Studio album by Kataklysm
- Released: October 25, 2013
- Recorded: 2013
- Genre: Death metal, melodic death metal
- Length: 45:04
- Label: Nuclear Blast
- Producer: Kataklysm

Kataklysm chronology
| Heaven's Venom (2010) | Waiting for the End to Come (2013) | Of Ghosts and Gods (2015) |

= Waiting for the End to Come =

Waiting for the End to Come is the eleventh studio album by Canadian death metal band Kataklysm. The album was released on October 25, 2013 in the European Union.

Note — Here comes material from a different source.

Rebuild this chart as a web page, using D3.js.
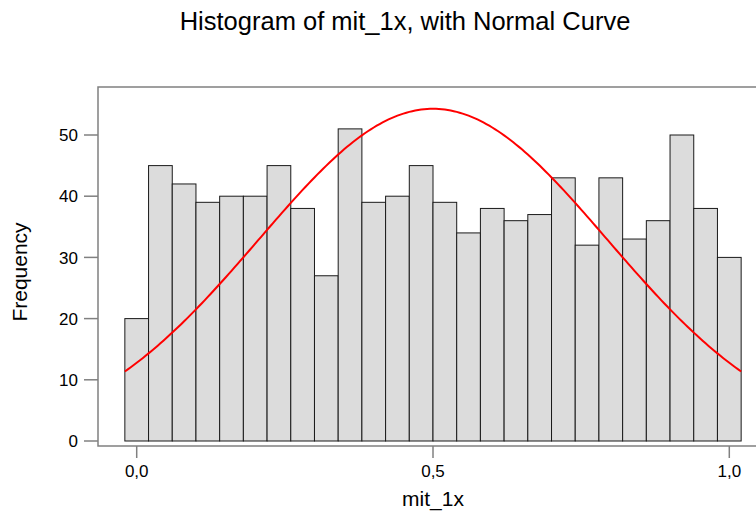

In the United Kingdom, it was released on October 28, 2013 and in the United States – on October 29, 2013.

==Track listing==

| No. | Title | Length |
|---|---|---|
| 1. | "Fire" | 5:27 |
| 2. | "If I Was God... I'd Burn It All" | 4:38 |
| 3. | "Like Animals" | 3:25 |
| 4. | "Kill the Elite" | 4:15 |
| 5. | "Under Lawless Skies" | 3:29 |
| 6. | "Dead & Buried" | 3:12 |
| 7. | "The Darkest Days of Slumber" | 3:52 |
| 8. | "Real Blood, Real Scars" | 4:32 |
| 9. | "The Promise" | 4:28 |
| 10. | "Empire of Dirt" | 3:46 |
| 11. | "Elevate" | 3:56 |
| Total length: |  | 45:04 |

Digipack bonus track
| No. | Title | Length |
|---|---|---|
| 12. | "The American Way (Sacred Reich cover)" | 3:37 |
| Total length: |  | 48:41 |

==Credits==
===Personnel===
- Maurizio Iacono – vocals
- Jean-François Dagenais – guitar
- Stephane Barbe – bass guitar
- Oli Beaudoin – drums

===Production===
- Zeuss – mixing, mastering
- Mircea Gabriel Eftemie – layout

===Notes===
In the music video for The American Way, Maurizio is seen playing bass while JF and Stephane both play guitar.